-- start DATA SECTION --

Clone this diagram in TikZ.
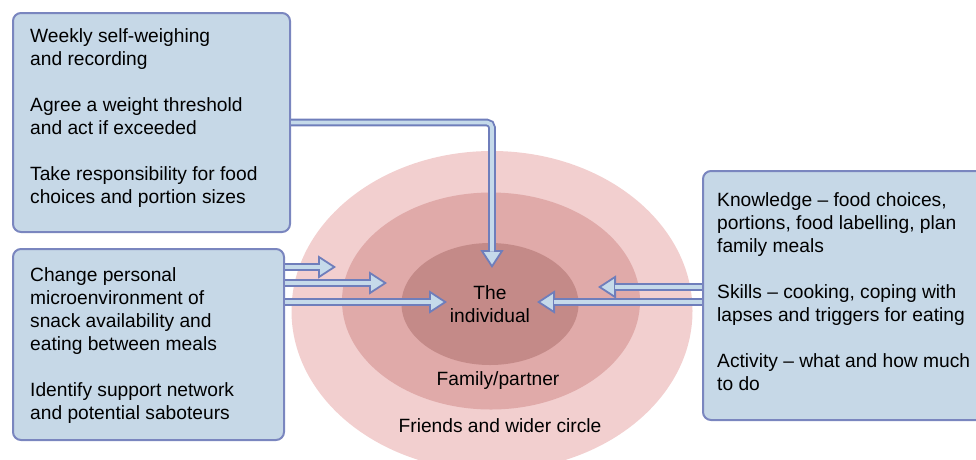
\documentclass[tikz,border=0pt]{standalone}
\usepackage{fontspec}
\setmainfont{Liberation Sans}
\usetikzlibrary{arrows.meta,shapes.geometric}
\definecolor{boxfill}{HTML}{C6D8E7}
\definecolor{boxline}{HTML}{7A86BF}
\definecolor{arrfill}{HTML}{C5DAEA}
\definecolor{arrline}{HTML}{6F7EBB}
\definecolor{ringout}{HTML}{F2CFCF}
\definecolor{ringmid}{HTML}{E0AAA9}
\definecolor{ringin}{HTML}{C48A88}

\begin{document}
\begin{tikzpicture}
		[x=1pt,y=-1pt,
		font=\fontsize{19.2}{23}\selectfont,
		ring/.style={ellipse,inner sep=0pt},
		panel/.style={draw=boxline,line width=2pt,fill=boxfill,rounded corners=8pt,inner sep=0pt,anchor=north west},
		paneltext/.style={anchor=north west,align=left,inner sep=0pt},
		flow/.style={draw=arrline,line width=7.6pt,-{Triangle[length=18pt 0 0,width=23pt 0 0,line width=1.8pt 0,fill=arrfill]},
			postaction={draw=arrfill,line width=3.8pt,-,shorten >=16.5pt}}]
		\useasboundingbox (0,0) rectangle (976,459);
		\node[ring,fill=ringout,minimum width=401,minimum height=320] (friends) at (492,311) {};
		\node[ring,fill=ringmid,minimum width=298,minimum height=217] (family) at (491,301) {};
		\node[ring,fill=ringin,minimum width=177,minimum height=122,align=center] (self) at (490,304) {The\\individual};
		\node (familytxt) at (498,381) {Family/partner};
		\node (friendstxt) at (500,426) {Friends and wider circle};
		\node[panel,minimum width=277,minimum height=219] (weigh) at (12,12) {};
		\node[panel,minimum width=271,minimum height=191] (envir) at (12,248) {};
		\node[panel,minimum width=300,minimum height=249] (skill) at (702,170) {};
		\node[paneltext] (weightxt) at (30,28) {Weekly self-weighing\\and recording\\[23pt]Agree a weight threshold\\and act if exceeded\\[23pt]Take responsibility for food\\choices and portion sizes};
		\node[paneltext] (envirtxt) at (30,267) {Change personal\\microenvironment of\\snack availability and\\eating between meals\\[23pt]Identify support network\\and potential saboteurs};
		\node[paneltext] (skilltxt) at (717,192) {Knowledge -- food choices,\\portions, food labelling, plan\\family meals\\[23pt]Skills -- cooking, coping with\\lapses and triggers for eating\\[23pt]Activity -- what and how much\\to do};
		\coordinate (w1) at (492,268);
		\coordinate (e1) at (336,267);
		\coordinate (e2) at (387,283);
		\coordinate (e3) at (447,302);
		\coordinate (s1) at (598,287);
		\coordinate (s2) at (537,302);
		\draw[flow,rounded corners=5pt] (weigh.east) -| (w1);
		\foreach \c in {e1,e2,e3}
			\draw[flow] (envir.east |- \c) -- (\c);
		\foreach \c in {s1,s2}
			\draw[flow] (skill.west |- \c) -- (\c);
\end{tikzpicture}
\end{document}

-- end DATA SECTION --

WORK TO DO — Restate the data above word for word. Skip every picture.

RESPONSE TO THE EXERCISE —
Clone this diagram in TikZ.
\documentclass[tikz,border=0pt]{standalone}
\usepackage{fontspec}
\setmainfont{Liberation Sans}
\usetikzlibrary{arrows.meta,shapes.geometric}
\definecolor{boxfill}{HTML}{C6D8E7}
\definecolor{boxline}{HTML}{7A86BF}
\definecolor{arrfill}{HTML}{C5DAEA}
\definecolor{arrline}{HTML}{6F7EBB}
\definecolor{ringout}{HTML}{F2CFCF}
\definecolor{ringmid}{HTML}{E0AAA9}
\definecolor{ringin}{HTML}{C48A88}

\begin{document}
\begin{tikzpicture}
		[x=1pt,y=-1pt,
		font=\fontsize{19.2}{23}\selectfont,
		ring/.style={ellipse,inner sep=0pt},
		panel/.style={draw=boxline,line width=2pt,fill=boxfill,rounded corners=8pt,inner sep=0pt,anchor=north west},
		paneltext/.style={anchor=north west,align=left,inner sep=0pt},
		flow/.style={draw=arrline,line width=7.6pt,-{Triangle[length=18pt 0 0,width=23pt 0 0,line width=1.8pt 0,fill=arrfill]},
			postaction={draw=arrfill,line width=3.8pt,-,shorten >=16.5pt}}]
		\useasboundingbox (0,0) rectangle (976,459);
		\node[ring,fill=ringout,minimum width=401,minimum height=320] (friends) at (492,311) {};
		\node[ring,fill=ringmid,minimum width=298,minimum height=217] (family) at (491,301) {};
		\node[ring,fill=ringin,minimum width=177,minimum height=122,align=center] (self) at (490,304) {The\\individual};
		\node (familytxt) at (498,381) {Family/partner};
		\node (friendstxt) at (500,426) {Friends and wider circle};
		\node[panel,minimum width=277,minimum height=219] (weigh) at (12,12) {};
		\node[panel,minimum width=271,minimum height=191] (envir) at (12,248) {};
		\node[panel,minimum width=300,minimum height=249] (skill) at (702,170) {};
		\node[paneltext] (weightxt) at (30,28) {Weekly self-weighing\\and recording\\[23pt]Agree a weight threshold\\and act if exceeded\\[23pt]Take responsibility for food\\choices and portion sizes};
		\node[paneltext] (envirtxt) at (30,267) {Change personal\\microenvironment of\\snack availability and\\eating between meals\\[23pt]Identify support network\\and potential saboteurs};
		\node[paneltext] (skilltxt) at (717,192) {Knowledge -- food choices,\\portions, food labelling, plan\\family meals\\[23pt]Skills -- cooking, coping with\\lapses and triggers for eating\\[23pt]Activity -- what and how much\\to do};
		\coordinate (w1) at (492,268);
		\coordinate (e1) at (336,267);
		\coordinate (e2) at (387,283);
		\coordinate (e3) at (447,302);
		\coordinate (s1) at (598,287);
		\coordinate (s2) at (537,302);
		\draw[flow,rounded corners=5pt] (weigh.east) -| (w1);
		\foreach \c in {e1,e2,e3}
			\draw[flow] (envir.east |- \c) -- (\c);
		\foreach \c in {s1,s2}
			\draw[flow] (skill.west |- \c) -- (\c);
\end{tikzpicture}
\end{document}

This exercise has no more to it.